Я заползла на кровать, все еще не приближаясь на расстояние прикосновения. Он был настолько раним, что я поспешила объяснить:
- Это я не от тебя шарахаюсь, Натэниел, я просто не люблю быть школьницей.
- Марианна тебе нравится, но ты сопротивляешься ее словам, - сказал он.
Я аж заморгала, таращась на него. Он был прав, и такой проницательности я от него не ожидала.
Но, когда Натэниел сделал разумное замечание, мне стало легче. Если в этом теле есть мозг, значит, он не просто покорная тряпка. И тогда, быть может, именно быть может, его удастся вытащить, спасти.
Самая оптимистическая моя мысль за весь день.
Я подвинулась к Натэниелу, держа щетку в руке. Он лежал, распластавшись на животе, и не сводил с меня глаз. И взгляд его меня остановил - слишком он был пристальный.
Может быть, он почувствовал это, потому что отвернулся от меня, чтобы я не видела его лица. Видела я теперь только эти длинные Красноватые волосы. Даже в тусклом свете у них был очень сочный цвет. Такой густой, что еще чуть-чуть - и они выглядели бы не рыжими, а каштановыми.

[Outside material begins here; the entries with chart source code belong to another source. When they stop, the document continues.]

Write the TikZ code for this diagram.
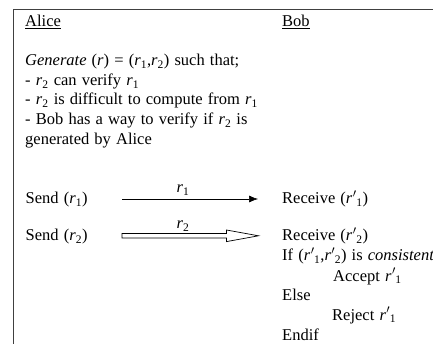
\documentclass[tikz,border=0pt]{standalone}
\usepackage{fontspec}
\setmainfont{Liberation Serif}[WordSpace=1.25]
\usetikzlibrary{arrows.meta}
\newcommand\rv[1]{\textit{r}\textsubscript{#1}}
\newcommand\rp[1]{\textit{r}\kern0.5pt$'$\kern-0.5pt\textsubscript{#1}}
\begin{document}
\begin{tikzpicture}[x=1pt,y=-1pt,
  txt/.style={anchor=base west, inner sep=0pt, font=\fontsize{16.5}{19.6}\selectfont},
  lbl/.style={anchor=base, inner sep=0pt, font=\fontsize{16.5}{19.6}\selectfont},
  frame/.style={draw=black!75, line width=1.3pt},
  msg/.style={line width=0.6pt, -{Latex[length=9pt,width=7pt]}},
  blockarrow/.style={draw=black, line width=0.7pt, fill=white}]
\useasboundingbox (0,0) rectangle (433,344);
\draw[frame] (13.5,344) -- (13.5,9.5) -- (433,9.5);
\node[txt] (alice) at (25,27) {\underline{Alice}};
\node[txt] (bob) at (282,27) {\underline{Bob}};
\node[txt] (g1) at (25,66) {\textit{Generate} (\textit{r}) = (\rv{1},\rv{2}) such that;};
\node[txt] (g2) at (25,85.5) {- \rv{2} can verify \rv{1}};
\node[txt] (g3) at (25,105) {- \rv{2} is difficult to compute from \rv{1}};
\node[txt] (g4) at (25,125) {- Bob has a way to verify if \rv{2} is};
\node[txt] (g5) at (25,144.5) {generated by Alice};
\node[txt] (s1) at (25.5,204) {Send (\rv{1})};
\node[txt] (s2) at (25.5,241) {Send (\rv{2})};
\node[txt] (rc1) at (282,204) {Receive (\rp{1})};
\node[txt] (rc2) at (282,241) {Receive (\rp{2})};
\node[txt] (if) at (282,261) {If (\rp{1},\rp{2}) is \textit{consistent}};
\node[txt] (acc) at (333,281) {Accept \rp{1}};
\node[txt] (else) at (282,300.5) {Else};
\node[txt] (rej) at (332,320) {Reject \rp{1}};
\node[txt] (endif) at (282,340) {Endif};
\coordinate (a1s) at (122,199);
\coordinate (a1e) at (258,199);
\draw[msg] (a1s) -- (a1e);
\node[lbl] (l1) at (183,193) {\rv{1}};
\coordinate (a2s) at (122,235.8);
\draw[blockarrow] (a2s) ++(0,-2.3) -- ++(104.5,0) -- ++(0,-3.5) -- ++(32,5.8) -- ++(-32,5.8) -- ++(0,-3.5) -- ++(-104.5,0) -- cycle;
\node[lbl] (l2) at (183,229) {\rv{2}};
\end{tikzpicture}
\end{document}
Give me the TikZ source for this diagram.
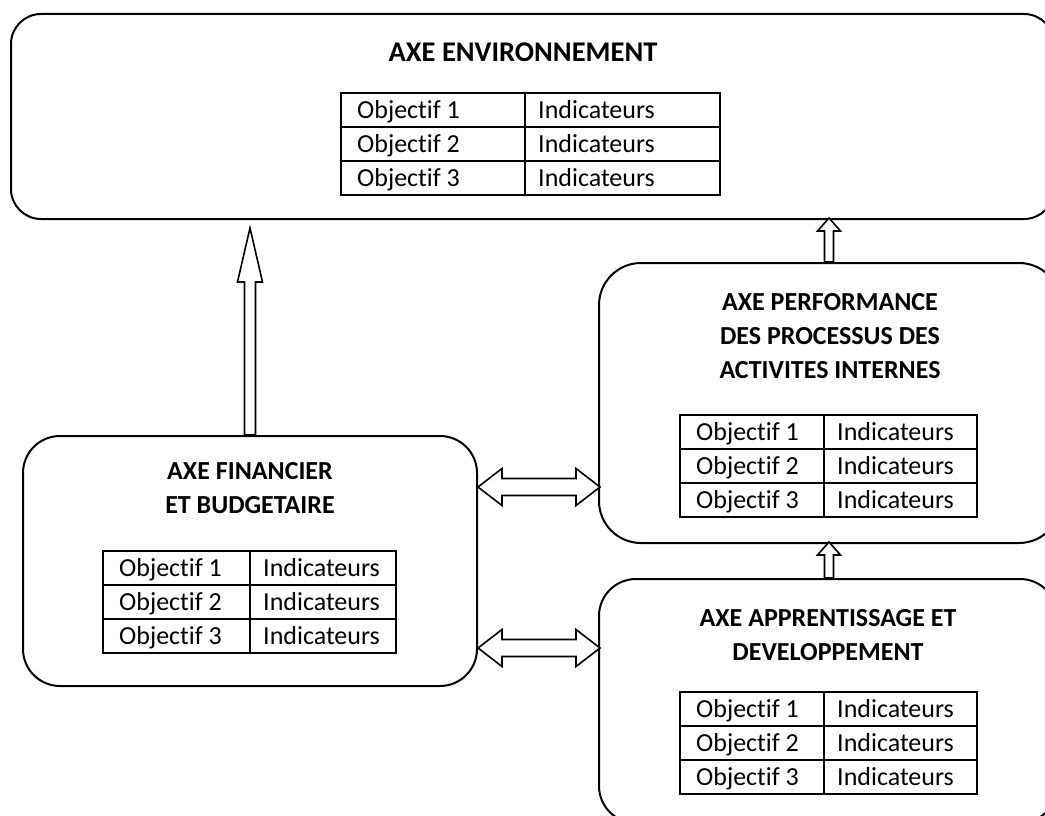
\documentclass[tikz,border=0pt]{standalone}
\usepackage{fontspec}
\setmainfont{Carlito}[Ligatures=NoCommon]
\usetikzlibrary{calc}

% Objectives table: #1 name, (#2,#3) top-left corner, #4/#5 column widths
\newcommand{\objtable}[5]{%
  \draw[grid] (#2,#3) rectangle ++(#4+#5,102);
  \draw[grid] (#2+#4,#3) -- ++(0,102);
  \draw[grid] (#2,#3+34) -- ++(#4+#5,0);
  \draw[grid] (#2,#3+68) -- ++(#4+#5,0);
  \foreach \r in {1,2,3}{
    \node[cell] (#1-o\r) at (#2+16,#3+34*\r-8.5) {Objectif \r};
    \node[cell] (#1-i\r) at (#2+#4+13,#3+34*\r-8.5) {Indicateurs};
  }%
}

\begin{document}
\begin{tikzpicture}[x=1pt,y=-1pt,
  axisbox/.style={draw, line width=2pt, inner sep=0pt, anchor=north west},
  grid/.style={line width=2pt},
  cell/.style={anchor=base west, inner sep=0pt, font=\fontsize{26}{32}\selectfont},
  title/.style={align=center, inner sep=0pt, font=\bfseries\fontsize{26}{34}\selectfont},
  arr/.style={draw, line width=1.6pt, fill=white, line join=miter},
]
\useasboundingbox (0,0) rectangle (1045,816);
\clip (0,0) rectangle (1045,816);

% the four axes
\node[axisbox, rounded corners=30pt, minimum width=1043pt, minimum height=205pt] (env) at (10,13) {};
\node[axisbox, rounded corners=37pt, minimum width=454pt, minimum height=250pt] (fin) at (22,435) {};
\node[axisbox, rounded corners=42pt, minimum width=462pt, minimum height=280pt] (perf) at (598,262) {};
\node[axisbox, rounded corners=37pt, minimum width=458pt, minimum height=244pt] (app) at (598,578) {};

% titles
\node[title, font=\bfseries\fontsize{28.5}{34}\selectfont] (env-t) at (523,52) {AXE ENVIRONNEMENT};
\node[title] (fin-t) at (250,488) {AXE FINANCIER\\ET BUDGETAIRE};
\node[title] (perf-t) at (830,336) {AXE PERFORMANCE\\DES PROCESSUS DES\\ACTIVITES INTERNES};
\node[title] (app-t) at (828,635) {AXE APPRENTISSAGE ET\\DEVELOPPEMENT};

% objectives and indicators
\objtable{env}{341}{93}{184}{195}
\objtable{fin}{103}{551}{147}{146}
\objtable{perf}{680}{415}{144}{153}
\objtable{app}{680}{692}{144}{153}

% block arrows
\coordinate (ax) at (829,0);
\coordinate (d1) at (0,487);
\coordinate (d2) at (0,648);

\draw[arr, shift={(fin.north)}]
  (-5.5,0) -- (-5.5,-153) -- (-12.5,-153) -- (0,-207) -- (12.5,-153) -- (5.5,-153) -- (5.5,0) -- cycle;
\draw[arr, shift={(perf.north -| ax)}]
  (-4.5,0) -- (-4.5,-31) -- (-11.5,-31) -- (0,-44) -- (11.5,-31) -- (4.5,-31) -- (4.5,0) -- cycle;
\draw[arr, shift={(app.north -| ax)}]
  (-4.5,0) -- (-4.5,-23) -- (-11.5,-23) -- (0,-36) -- (11.5,-23) -- (4.5,-23) -- (4.5,0) -- cycle;

\draw[arr, shift={(fin.east |- d1)}]
  (0,0) -- (24,-18.5) -- (24,-8.5) -- (98,-8.5) -- (98,-18.5) -- (122,0)
  -- (98,18.5) -- (98,8.5) -- (24,8.5) -- (24,18.5) -- cycle;
\draw[arr, shift={(fin.east |- d2)}]
  (0,0) -- (24,-18.5) -- (24,-8.5) -- (98,-8.5) -- (98,-18.5) -- (122,0)
  -- (98,18.5) -- (98,8.5) -- (24,8.5) -- (24,18.5) -- cycle;
\end{tikzpicture}
\end{document}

Я погладила эти волосы рукой. Они были как тяжелый шелк, теплый на ощупь. Конечно, может быть, это из-за света. Вентилятор обдувал кровать, и воздух будто водил холодной рукой по моей спине. Длинные пряди Натэниела шевелились под ласковой струёй воздуха, и простыни раздувались вокруг бедер, будто их ворошила невидимая рука. Он пошевелился, когда воздух от вентилятора прошел по обнаженному телу, и все застыло. Волосы, простыня все застыло неподвижно, когда вентилятор отвернулся, совершая свой круг. Потом вентилятор повернул, обдувая все в обратном порядке: розовые простыни, волосы Натэниела, мою грудь, отбрасывая мне волосы назад, потом миновал нас, и снова жара окутала меня удушающей рукой.
Ветер из окна стих. Тюлевая занавеска лежала как нарисованная, пока вентилятор не дошел до нее. Я сидела на кровати в тишине комнаты, где лишь вентилятор жужжал да пощелкивал, поворачиваясь.
Я провела щеткой по волосам Натэниела, и отняла щетку куда раньше, чем дошла до конца волос. Когда мне было четырнадцать лет, волосы росли у меня ниже поясницы. А у Натэниела волосы доходили до колена. Будь он женщиной, я бы сказала, что волосы у него были как платье. Они лежали мягкой шелковистой кучей рядом с его телом, чтобы не задевали рану. Я взяла эти волосы на руки, и они были как что-то живое. Волосы лились сквозь пальцы сухой водой, шелестящим шумом.
Мне хватало хлопот и с моими волосами до плеч, я даже представить себе не могла, сколько трудов требует мытье таких длинных волос. Сейчас мне надо было либо разделить эти волосы на две стороны и переходить с одной на другую, либо закинуть ему за голову, вытянув поперек кровати. Я выбрала второе.
Когда я перебрасывала волосы, он пошевелил головой, будто утыкаясь в подушку, но никак больше не двигался и ничего не говорил.